§ **Written problem**
Return each line containing the string "LaTeX".

§ **Material supplied**
* * * * * * * * *

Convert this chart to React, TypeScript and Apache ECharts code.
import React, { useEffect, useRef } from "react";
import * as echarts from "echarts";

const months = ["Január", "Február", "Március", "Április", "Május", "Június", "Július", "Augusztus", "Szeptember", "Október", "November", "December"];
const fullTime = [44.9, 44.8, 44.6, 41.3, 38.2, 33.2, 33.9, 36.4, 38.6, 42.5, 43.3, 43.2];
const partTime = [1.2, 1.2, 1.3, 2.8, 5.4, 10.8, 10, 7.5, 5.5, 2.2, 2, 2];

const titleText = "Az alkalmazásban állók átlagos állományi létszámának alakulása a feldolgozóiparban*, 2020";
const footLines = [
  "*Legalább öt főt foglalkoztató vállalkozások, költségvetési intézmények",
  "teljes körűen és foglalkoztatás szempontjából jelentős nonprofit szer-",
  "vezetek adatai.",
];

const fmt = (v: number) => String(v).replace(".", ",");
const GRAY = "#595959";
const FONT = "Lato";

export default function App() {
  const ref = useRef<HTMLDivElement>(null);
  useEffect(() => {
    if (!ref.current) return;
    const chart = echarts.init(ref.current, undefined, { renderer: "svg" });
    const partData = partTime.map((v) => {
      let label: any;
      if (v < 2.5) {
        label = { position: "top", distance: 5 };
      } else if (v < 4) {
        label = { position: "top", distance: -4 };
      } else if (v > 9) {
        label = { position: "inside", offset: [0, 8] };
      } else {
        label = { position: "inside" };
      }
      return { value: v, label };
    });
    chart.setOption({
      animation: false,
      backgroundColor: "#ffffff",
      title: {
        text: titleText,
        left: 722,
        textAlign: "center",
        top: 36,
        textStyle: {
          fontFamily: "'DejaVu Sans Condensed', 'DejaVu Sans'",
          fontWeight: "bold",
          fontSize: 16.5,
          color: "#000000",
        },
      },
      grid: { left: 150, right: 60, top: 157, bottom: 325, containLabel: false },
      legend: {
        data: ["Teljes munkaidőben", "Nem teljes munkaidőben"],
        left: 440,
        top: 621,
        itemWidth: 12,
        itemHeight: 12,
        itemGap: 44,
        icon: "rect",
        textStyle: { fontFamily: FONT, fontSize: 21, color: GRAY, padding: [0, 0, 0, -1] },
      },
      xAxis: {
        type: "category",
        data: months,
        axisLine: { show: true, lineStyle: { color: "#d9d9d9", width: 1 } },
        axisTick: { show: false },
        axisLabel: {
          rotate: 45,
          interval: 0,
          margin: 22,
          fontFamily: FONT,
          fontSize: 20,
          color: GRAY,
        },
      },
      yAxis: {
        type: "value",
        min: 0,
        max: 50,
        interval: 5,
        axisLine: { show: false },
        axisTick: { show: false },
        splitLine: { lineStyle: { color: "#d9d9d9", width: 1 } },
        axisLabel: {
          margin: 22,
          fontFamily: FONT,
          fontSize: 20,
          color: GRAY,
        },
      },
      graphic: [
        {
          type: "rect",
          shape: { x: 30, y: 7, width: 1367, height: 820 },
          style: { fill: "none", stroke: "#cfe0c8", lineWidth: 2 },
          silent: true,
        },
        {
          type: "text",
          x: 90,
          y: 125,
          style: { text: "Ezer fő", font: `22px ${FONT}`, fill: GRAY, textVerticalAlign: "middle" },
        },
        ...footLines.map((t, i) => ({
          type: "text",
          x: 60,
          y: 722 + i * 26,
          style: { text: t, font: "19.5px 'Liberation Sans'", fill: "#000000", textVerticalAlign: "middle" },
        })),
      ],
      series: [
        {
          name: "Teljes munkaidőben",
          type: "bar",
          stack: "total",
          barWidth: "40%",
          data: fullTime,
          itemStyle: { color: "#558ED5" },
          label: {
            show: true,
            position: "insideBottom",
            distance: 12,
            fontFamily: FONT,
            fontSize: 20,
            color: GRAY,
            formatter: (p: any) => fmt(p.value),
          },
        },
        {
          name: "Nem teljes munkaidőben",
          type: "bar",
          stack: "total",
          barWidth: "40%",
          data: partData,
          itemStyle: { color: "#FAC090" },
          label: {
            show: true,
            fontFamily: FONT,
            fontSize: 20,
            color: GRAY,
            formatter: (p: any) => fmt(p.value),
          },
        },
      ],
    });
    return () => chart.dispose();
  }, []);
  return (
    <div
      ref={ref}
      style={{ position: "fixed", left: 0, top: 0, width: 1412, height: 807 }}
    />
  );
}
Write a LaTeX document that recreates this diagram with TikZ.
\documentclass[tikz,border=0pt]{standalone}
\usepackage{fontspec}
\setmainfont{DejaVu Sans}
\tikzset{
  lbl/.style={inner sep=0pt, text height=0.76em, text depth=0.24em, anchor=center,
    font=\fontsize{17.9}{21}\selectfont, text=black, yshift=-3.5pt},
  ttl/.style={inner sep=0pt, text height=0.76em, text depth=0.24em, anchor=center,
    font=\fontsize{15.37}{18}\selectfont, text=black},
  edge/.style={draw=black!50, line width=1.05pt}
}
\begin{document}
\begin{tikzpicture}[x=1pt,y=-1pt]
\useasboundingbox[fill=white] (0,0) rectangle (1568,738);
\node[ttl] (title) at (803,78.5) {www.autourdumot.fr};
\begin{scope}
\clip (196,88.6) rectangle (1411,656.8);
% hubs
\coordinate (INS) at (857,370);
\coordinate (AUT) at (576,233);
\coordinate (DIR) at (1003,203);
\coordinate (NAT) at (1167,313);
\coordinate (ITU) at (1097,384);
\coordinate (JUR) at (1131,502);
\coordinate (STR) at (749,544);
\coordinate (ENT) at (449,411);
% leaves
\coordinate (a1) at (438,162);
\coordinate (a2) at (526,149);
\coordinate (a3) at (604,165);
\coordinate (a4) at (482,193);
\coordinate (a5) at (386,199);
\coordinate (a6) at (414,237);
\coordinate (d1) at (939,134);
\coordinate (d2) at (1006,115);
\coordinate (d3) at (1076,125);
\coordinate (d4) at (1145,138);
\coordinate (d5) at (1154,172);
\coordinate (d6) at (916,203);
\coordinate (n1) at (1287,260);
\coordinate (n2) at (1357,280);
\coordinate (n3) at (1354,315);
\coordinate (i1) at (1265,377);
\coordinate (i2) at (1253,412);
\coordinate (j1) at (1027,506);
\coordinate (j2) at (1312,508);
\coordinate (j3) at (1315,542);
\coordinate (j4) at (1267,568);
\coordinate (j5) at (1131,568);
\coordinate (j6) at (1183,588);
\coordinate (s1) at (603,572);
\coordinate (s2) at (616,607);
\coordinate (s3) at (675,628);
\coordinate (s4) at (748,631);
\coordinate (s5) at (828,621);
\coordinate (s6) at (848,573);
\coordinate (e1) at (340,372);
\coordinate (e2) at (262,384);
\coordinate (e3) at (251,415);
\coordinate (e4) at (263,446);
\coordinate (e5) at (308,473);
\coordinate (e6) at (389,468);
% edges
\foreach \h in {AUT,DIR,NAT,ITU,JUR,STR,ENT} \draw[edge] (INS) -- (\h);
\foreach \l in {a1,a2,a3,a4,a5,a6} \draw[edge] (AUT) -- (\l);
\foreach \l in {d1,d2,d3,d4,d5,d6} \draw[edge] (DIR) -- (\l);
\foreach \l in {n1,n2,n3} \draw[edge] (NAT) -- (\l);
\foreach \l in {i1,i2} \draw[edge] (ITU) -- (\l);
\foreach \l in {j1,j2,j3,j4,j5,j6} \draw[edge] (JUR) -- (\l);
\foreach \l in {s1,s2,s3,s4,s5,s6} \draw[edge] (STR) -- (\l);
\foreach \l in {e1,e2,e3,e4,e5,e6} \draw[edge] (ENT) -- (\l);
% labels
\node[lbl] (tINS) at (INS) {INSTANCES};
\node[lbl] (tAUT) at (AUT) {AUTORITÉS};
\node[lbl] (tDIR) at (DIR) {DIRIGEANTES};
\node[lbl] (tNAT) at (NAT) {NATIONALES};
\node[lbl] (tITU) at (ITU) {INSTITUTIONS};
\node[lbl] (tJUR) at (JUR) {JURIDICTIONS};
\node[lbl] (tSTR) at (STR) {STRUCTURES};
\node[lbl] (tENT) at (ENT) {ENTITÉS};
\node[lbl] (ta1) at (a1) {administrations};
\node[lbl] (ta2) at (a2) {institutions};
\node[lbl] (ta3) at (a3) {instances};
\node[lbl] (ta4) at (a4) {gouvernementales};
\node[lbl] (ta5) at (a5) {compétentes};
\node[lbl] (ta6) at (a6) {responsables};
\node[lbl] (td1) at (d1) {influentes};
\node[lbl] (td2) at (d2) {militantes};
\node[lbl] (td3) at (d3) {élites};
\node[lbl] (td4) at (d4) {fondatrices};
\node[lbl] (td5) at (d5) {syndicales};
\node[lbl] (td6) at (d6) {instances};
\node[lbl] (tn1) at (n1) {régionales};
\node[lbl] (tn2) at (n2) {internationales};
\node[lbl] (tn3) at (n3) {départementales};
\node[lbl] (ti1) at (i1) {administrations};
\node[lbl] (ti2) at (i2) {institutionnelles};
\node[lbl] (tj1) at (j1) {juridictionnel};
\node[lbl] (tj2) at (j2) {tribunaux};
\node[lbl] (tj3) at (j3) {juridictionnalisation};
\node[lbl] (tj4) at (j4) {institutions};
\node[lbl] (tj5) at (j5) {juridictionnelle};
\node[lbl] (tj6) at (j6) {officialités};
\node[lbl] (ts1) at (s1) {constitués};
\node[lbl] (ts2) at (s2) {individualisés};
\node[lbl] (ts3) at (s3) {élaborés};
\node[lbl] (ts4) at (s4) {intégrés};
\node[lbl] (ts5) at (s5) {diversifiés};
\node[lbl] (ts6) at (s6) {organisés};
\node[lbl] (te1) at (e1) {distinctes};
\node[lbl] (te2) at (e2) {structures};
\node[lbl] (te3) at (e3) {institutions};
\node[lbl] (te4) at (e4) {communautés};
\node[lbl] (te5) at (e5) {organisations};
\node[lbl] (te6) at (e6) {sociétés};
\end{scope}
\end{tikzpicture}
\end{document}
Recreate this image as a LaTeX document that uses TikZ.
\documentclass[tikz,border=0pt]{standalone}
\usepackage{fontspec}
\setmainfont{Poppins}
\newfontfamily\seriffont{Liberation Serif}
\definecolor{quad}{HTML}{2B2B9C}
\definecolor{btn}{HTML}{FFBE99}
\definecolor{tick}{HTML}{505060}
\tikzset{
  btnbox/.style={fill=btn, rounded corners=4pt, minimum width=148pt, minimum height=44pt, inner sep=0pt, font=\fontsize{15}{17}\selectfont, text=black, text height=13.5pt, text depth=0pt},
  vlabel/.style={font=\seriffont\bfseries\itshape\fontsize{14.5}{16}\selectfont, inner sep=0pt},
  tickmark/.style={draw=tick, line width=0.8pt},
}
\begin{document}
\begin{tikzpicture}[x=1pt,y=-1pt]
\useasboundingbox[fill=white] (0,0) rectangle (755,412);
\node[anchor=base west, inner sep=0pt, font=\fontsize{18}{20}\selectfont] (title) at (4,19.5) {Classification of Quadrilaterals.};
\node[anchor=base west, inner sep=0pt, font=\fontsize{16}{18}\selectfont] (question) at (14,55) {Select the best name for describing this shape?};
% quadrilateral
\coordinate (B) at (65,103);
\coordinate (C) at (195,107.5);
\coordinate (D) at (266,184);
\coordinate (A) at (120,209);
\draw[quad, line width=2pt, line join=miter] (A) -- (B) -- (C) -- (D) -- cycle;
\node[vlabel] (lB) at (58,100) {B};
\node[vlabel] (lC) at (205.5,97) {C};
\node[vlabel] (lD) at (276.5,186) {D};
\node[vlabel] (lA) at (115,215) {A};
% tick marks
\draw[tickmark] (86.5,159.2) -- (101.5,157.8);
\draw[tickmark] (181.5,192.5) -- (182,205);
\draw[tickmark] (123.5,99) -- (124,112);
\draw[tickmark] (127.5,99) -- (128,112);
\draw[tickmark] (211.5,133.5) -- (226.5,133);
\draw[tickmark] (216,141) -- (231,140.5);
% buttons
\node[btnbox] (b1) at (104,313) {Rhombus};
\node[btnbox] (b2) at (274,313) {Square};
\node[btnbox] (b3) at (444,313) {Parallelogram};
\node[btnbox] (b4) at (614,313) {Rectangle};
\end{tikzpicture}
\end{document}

* * * * * * * * *

§ **Answer to this task**
Write a LaTeX document that recreates this diagram with TikZ.
Recreate this image as a LaTeX document that uses TikZ.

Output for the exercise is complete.